I planned a trip to Moscow with Allyn Stewart, a friend from Warner Brothers, and on the way I stopped in New York, where Greenhut persuaded me to sneak into a theater on Broadway with him. I stayed
a couple minutes. I got too nervous. “I need to get out of the country where no one knows who the fuck I am,” I said as we caught a cab.

A week later, I was in Red Square at midnight and spotted a kid wearing a
Big
T-shirt. It turned out the executive in charge of foreign distribution for the studio was there with his family. Otherwise, I spent a blissful two weeks seeing the sights without anyone staring back at me. We were at the American Embassy meeting with Russian filmmakers on the day when a U.S. warship mistakenly shot down Iran Air Flight 655, thinking it was a fighter jet, and there were momentary fears of a response that could involve the Russians. It made for some tense hours. But I supposed we were at the safest place in Moscow.

From there, we went to Leningrad. After a few days there, I cut short the rest of our trip, including a couple days in Georgia. I was tired of speaking through an interpreter and wanted to get back to people who spoke English. I had learned Russian cab drivers will stop immediately if they see you waving a pack of Marlboros, and so I got us to the airport pretty quick.

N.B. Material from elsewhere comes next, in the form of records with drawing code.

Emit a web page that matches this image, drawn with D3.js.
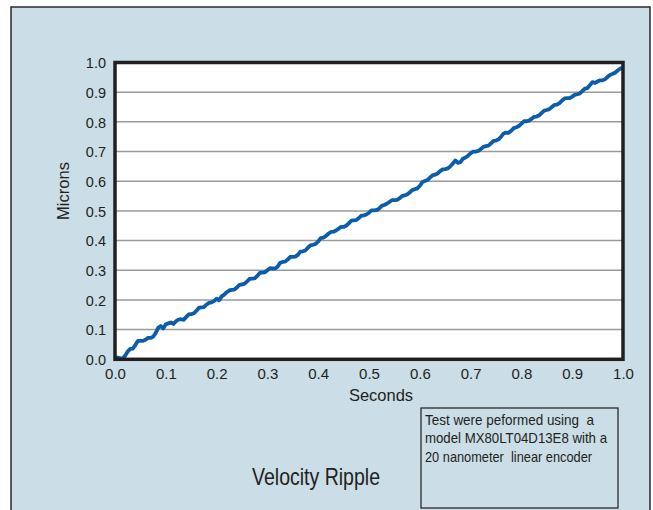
<!DOCTYPE html>
<html>
<head>
<meta charset="utf-8">
<script src="https://cdn.jsdelivr.net/npm/d3@7"></script>
<style>
  html, body { margin: 0; padding: 0; background: #ffffff; }
  svg { display: block; }
  .note { white-space: pre; }
</style>
</head>
<body>
<svg id="chart" width="653" height="510"></svg>
<script>
// ---- data ----
const xTicks = [0.0, 0.1, 0.2, 0.3, 0.4, 0.5, 0.6, 0.7, 0.8, 0.9, 1.0];
const yTicks = [0.0, 0.1, 0.2, 0.3, 0.4, 0.5, 0.6, 0.7, 0.8, 0.9, 1.0];
const seconds = d3.range(0, 201).map(i => i / 200);
const microns = [
  0.000, 0.006, 0.004, 0.003, 0.012, 0.026, 0.035, 0.036, 0.048, 0.062,
  0.062, 0.062, 0.066, 0.072, 0.072, 0.076, 0.088, 0.106, 0.112, 0.104,
  0.118, 0.121, 0.124, 0.119, 0.128, 0.134, 0.135, 0.133, 0.142, 0.151,
  0.152, 0.155, 0.163, 0.173, 0.175, 0.176, 0.184, 0.190, 0.192, 0.196,
  0.204, 0.199, 0.212, 0.218, 0.226, 0.232, 0.234, 0.235, 0.242, 0.251,
  0.252, 0.255, 0.262, 0.271, 0.272, 0.273, 0.281, 0.291, 0.292, 0.293,
  0.300, 0.307, 0.306, 0.306, 0.312, 0.325, 0.328, 0.329, 0.336, 0.345,
  0.345, 0.346, 0.352, 0.363, 0.364, 0.367, 0.377, 0.384, 0.386, 0.389,
  0.397, 0.408, 0.410, 0.415, 0.423, 0.429, 0.430, 0.434, 0.440, 0.446,
  0.446, 0.450, 0.458, 0.467, 0.468, 0.469, 0.476, 0.484, 0.485, 0.488,
  0.494, 0.502, 0.502, 0.503, 0.508, 0.517, 0.520, 0.524, 0.530, 0.536,
  0.536, 0.537, 0.542, 0.550, 0.552, 0.555, 0.562, 0.570, 0.573, 0.576,
  0.584, 0.597, 0.601, 0.604, 0.612, 0.620, 0.622, 0.626, 0.634, 0.640,
  0.641, 0.643, 0.650, 0.660, 0.670, 0.662, 0.664, 0.676, 0.680, 0.686,
  0.694, 0.700, 0.700, 0.702, 0.708, 0.716, 0.718, 0.720, 0.727, 0.736,
  0.737, 0.741, 0.750, 0.761, 0.764, 0.763, 0.770, 0.779, 0.782, 0.786,
  0.794, 0.802, 0.802, 0.804, 0.810, 0.817, 0.818, 0.822, 0.830, 0.838,
  0.840, 0.843, 0.850, 0.857, 0.858, 0.863, 0.872, 0.879, 0.880, 0.880,
  0.885, 0.891, 0.893, 0.896, 0.904, 0.912, 0.914, 0.924, 0.934, 0.931,
  0.936, 0.940, 0.940, 0.944, 0.952, 0.959, 0.962, 0.966, 0.974, 0.980,
  0.982
];
const xTitle = "Seconds";
const yTitle = "Microns";
const chartTitle = "Velocity Ripple";
const noteLines = [
  "Test were peformed using  a",
  "model MX80LT04D13E8 with a",
  "20 nanometer  linear encoder"
];

// ---- drawing ----
const svg = d3.select("#chart");
const ink = "#231f20";
const narrow = "'Liberation Sans Narrow', 'Arial Narrow', 'Liberation Sans', Arial, sans-serif";
const sans = "'Liberation Sans', Arial, Helvetica, sans-serif";

// outer panel
svg.append("rect")
  .attr("x", 11).attr("y", 7).attr("width", 639).attr("height", 520)
  .attr("fill", "#cbdde6").attr("stroke", "#2a2a2a").attr("stroke-width", 1.5);

const x = d3.scaleLinear().domain([0, 1]).range([115, 623]);
const y = d3.scaleLinear().domain([0, 1]).range([359.3, 62.5]);

// plot background
svg.append("rect")
  .attr("x", x(0)).attr("y", y(1))
  .attr("width", x(1) - x(0)).attr("height", y(0) - y(1))
  .attr("fill", "#ffffff");

// gridlines
svg.append("g").selectAll("line")
  .data(yTicks.filter(v => v > 0 && v < 1))
  .join("line")
  .attr("x1", x(0)).attr("x2", x(1))
  .attr("y1", d => y(d)).attr("y2", d => y(d))
  .attr("stroke", "#9a9a9a").attr("stroke-width", 1.5);

// data line
const line = d3.line()
  .x((d, i) => x(seconds[i]))
  .y(d => y(d));
svg.append("path")
  .datum(microns)
  .attr("d", line)
  .attr("fill", "none")
  .attr("stroke", "#0b5dab")
  .attr("stroke-width", 3.8)
  .attr("stroke-linejoin", "round");

// frame
svg.append("rect")
  .attr("x", x(0)).attr("y", y(1))
  .attr("width", x(1) - x(0)).attr("height", y(0) - y(1))
  .attr("fill", "none").attr("stroke", ink).attr("stroke-width", 3.5);

// axes
const fmt = d3.format(".1f");
const yAxis = svg.append("g")
  .attr("transform", `translate(${x(0) - 9},0)`)
  .call(d3.axisLeft(y).tickValues(yTicks).tickFormat(fmt).tickSize(0).tickPadding(0));
yAxis.select(".domain").remove();
yAxis.selectAll("text")
  .attr("font-family", sans).attr("font-size", 14.5).attr("fill", ink)
  .attr("dy", "0.36em");

const xAxis = svg.append("g")
  .attr("transform", `translate(0,${y(0) + 8})`)
  .call(d3.axisBottom(x).tickValues(xTicks).tickFormat(fmt).tickSize(0).tickPadding(0));
xAxis.select(".domain").remove();
xAxis.selectAll("text")
  .attr("font-family", sans).attr("font-size", 15).attr("fill", ink)
  .attr("dy", "0.78em");

// axis titles
svg.append("text")
  .attr("x", 381).attr("y", 401)
  .attr("text-anchor", "middle")
  .attr("font-family", sans).attr("font-size", 16.5).attr("fill", ink)
  .text(xTitle);

svg.append("text")
  .attr("transform", "translate(69,191) rotate(-90)")
  .attr("text-anchor", "middle")
  .attr("font-family", sans).attr("font-size", 16.5).attr("fill", ink)
  .text(yTitle);

// chart title
svg.append("text")
  .attr("x", 252).attr("y", 485)
  .attr("font-family", narrow).attr("font-size", 24).attr("fill", ink)
  .attr("textLength", 128).attr("lengthAdjust", "spacingAndGlyphs")
  .text(chartTitle);

// note box
svg.append("rect")
  .attr("x", 421).attr("y", 408).attr("width", 197).attr("height", 100)
  .attr("fill", "none").attr("stroke", "#2a2a2a").attr("stroke-width", 1.3);

const noteWidths = [169, 182, 167];
svg.append("g").selectAll("text")
  .data(noteLines)
  .join("text")
  .attr("class", "note")
  .attr("x", 425)
  .attr("y", (d, i) => 425 + i * 18.3)
  .attr("font-family", narrow).attr("font-size", 15).attr("fill", ink)
  .attr("textLength", (d, i) => noteWidths[i]).attr("lengthAdjust", "spacingAndGlyphs")
  .text(d => d);
</script>
</body>
</html>
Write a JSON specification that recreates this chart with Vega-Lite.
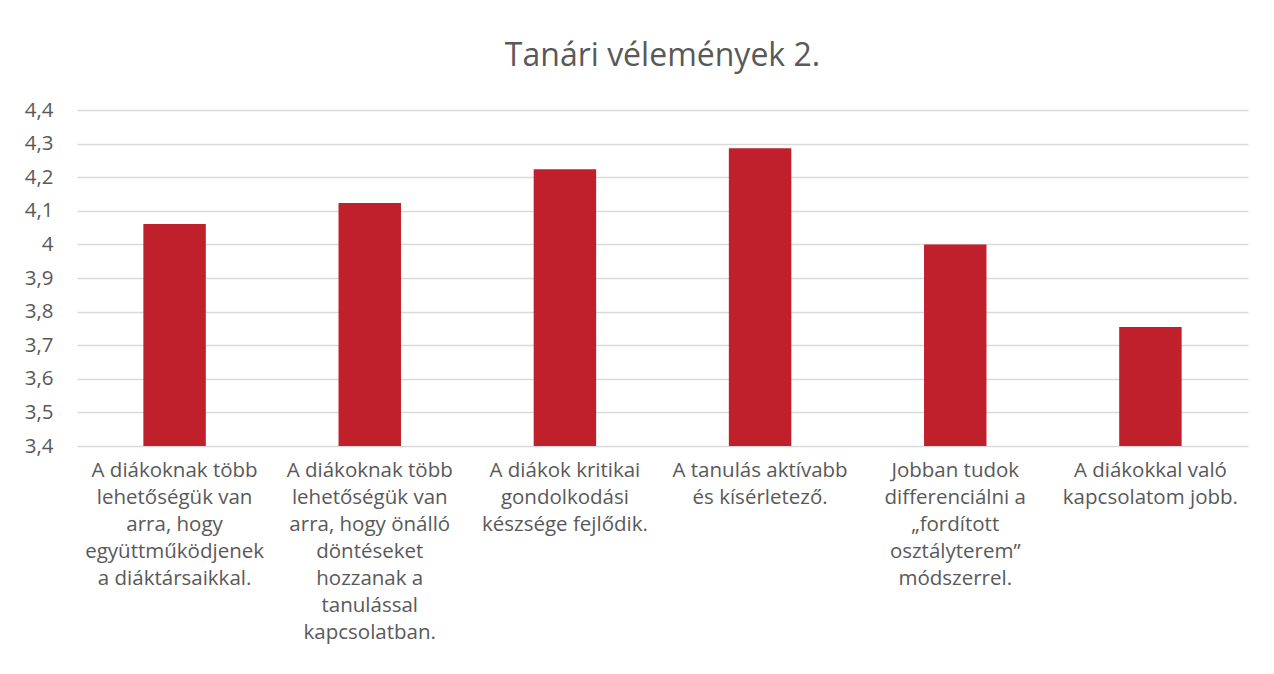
{
  "$schema": "https://vega.github.io/schema/vega-lite/v6.json",
  "autosize": "none",
  "width": 1171,
  "height": 336,
  "padding": {"left": 77, "top": 110, "right": 26, "bottom": 228},
  "background": "white",
  "title": {
    "text": "Tanári vélemények 2.",
    "font": "Open Sans",
    "fontSize": 32,
    "fontWeight": "normal",
    "color": "#595959",
    "anchor": "middle",
    "offset": 27
  },
  "data": {
    "values": [
      {"cat": "A diákoknak több|lehetőségük van|arra, hogy|együttműködjenek|a diáktársaikkal.", "value": 4.061},
      {"cat": "A diákoknak több|lehetőségük van|arra, hogy önálló|döntéseket|hozzanak a|tanulással|kapcsolatban.", "value": 4.123},
      {"cat": "A diákok kritikai|gondolkodási|készsége fejlődik.", "value": 4.224},
      {"cat": "A tanulás aktívabb|és kísérletező.", "value": 4.286},
      {"cat": "Jobban tudok|differenciálni a|„fordított|osztályterem”|módszerrel.", "value": 4.0},
      {"cat": "A diákokkal való|kapcsolatom jobb.", "value": 3.754}
    ]
  },
  "mark": {"type": "bar", "color": "#C0202B"},
  "encoding": {
    "x": {
      "field": "cat",
      "type": "nominal",
      "sort": null,
      "scale": {"paddingInner": 0.68, "paddingOuter": 0.34},
      "axis": {
        "title": null,
        "labelAngle": 0,
        "labelExpr": "split(datum.value, '|')",
        "labelFont": "Open Sans",
        "labelFontSize": 20.5,
        "labelColor": "#595959",
        "labelLineHeight": 27,
        "labelBaseline": "top",
        "labelPadding": 14,
        "labelLimit": 0,
        "ticks": false,
        "domain": false,
        "grid": false
      }
    },
    "y": {
      "field": "value",
      "type": "quantitative",
      "scale": {"domain": [3.4, 4.4], "zero": false, "nice": false},
      "axis": {
        "title": null,
        "values": [3.4, 3.5, 3.6, 3.7, 3.8, 3.9, 4.0, 4.1, 4.2, 4.3, 4.4],
        "labelExpr": "replace(toString(round(datum.value * 10) / 10), '.', ',')",
        "labelFont": "Open Sans",
        "labelFontSize": 20.5,
        "labelColor": "#595959",
        "labelPadding": 24,
        "ticks": false,
        "domain": false,
        "grid": true,
        "gridColor": "#D9D9D9",
        "gridWidth": 1.3
      }
    },
    "y2": {"datum": 3.4}
  },
  "config": {"view": {"stroke": null}}
}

They served caviar on the plane ride back to London. For some reason, there were a lot of American students in first class who asked for my autograph. I traded them a signature for their caviar and had a filling flight. Once in London, I saw my hysterically funny friend Nona Summers and hung out with Jack Nicholson, who was there getting fitted to play the Joker in Tim Burton’s
Batman
. Jack was very appreciative when I shared the fifty-thousand-proof vodka I had brought back from Russia.

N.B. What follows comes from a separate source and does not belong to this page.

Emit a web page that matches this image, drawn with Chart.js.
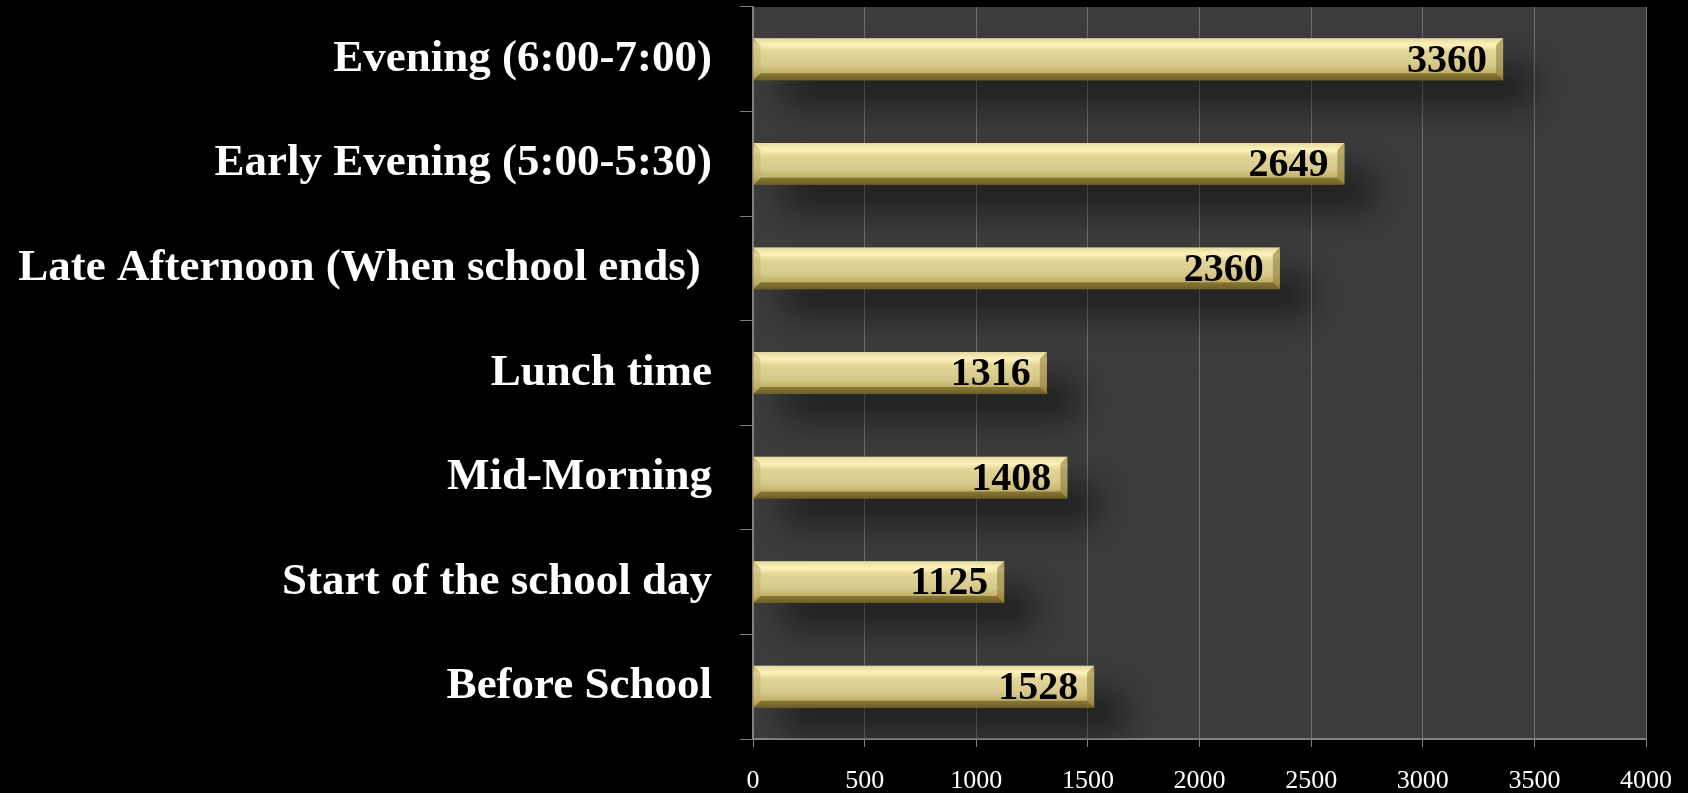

By the time I returned to L.A.,
Big
was doing steady business. It wasn’t number one, but it had legs. Tom and his wife, Rita Wilson, and I took the film to festivals in Deauville and Venice. The box office kept climbing. Eventually the total hit $100 million. My brother and others told me that it made me the first woman to direct a movie that reached and surpassed that magic milestone.

I was very happy for its success, but the box office was only one of the reasons and not even the most important. This may sound sappy, but I liked that the movie made people feel good. My mother had believed it was important to know what it was like to entertain people, and she was right. It felt great.

CHAPTER 38
A Medical Mystery Tour

Penny on the set of 1989’s
Awakenings
with Robin Williams and a patient
“Awakenings” © 1990 Columbia Pictures Industries, Inc. All Rights Reserved. Courtesy of Columbia Pictures
.

A
FTER BECOMING A
$100 million director, I was given a little office at Fox, and it was there that someone gave me a documentary on the All-American Girls Professional Baseball League, a professional league of women ballplayers that started in 1943 as a diversion while men were in the service and lasted until 1954. I had never heard of the league before, and I was a sports fan. The studio suggested it could be a made-for-TV movie, but after watching the documentary I thought it was worthy of a feature film and set about getting a script.

My first instinct was to find a woman to write it, but none of the female writers I approached wanted to do it. Monica Johnson might have been good if she had known anything about sports. She was living in my house, having replaced Michael O’Donoghue and Louise Lasser. When she moved in, she brought her ex-boyfriend Greg’s ashes. Greg, my assistant’s brother, had overdosed on drugs. Technically, I guess she and Greg were still living together at my house. She would set his box on the table at dinner.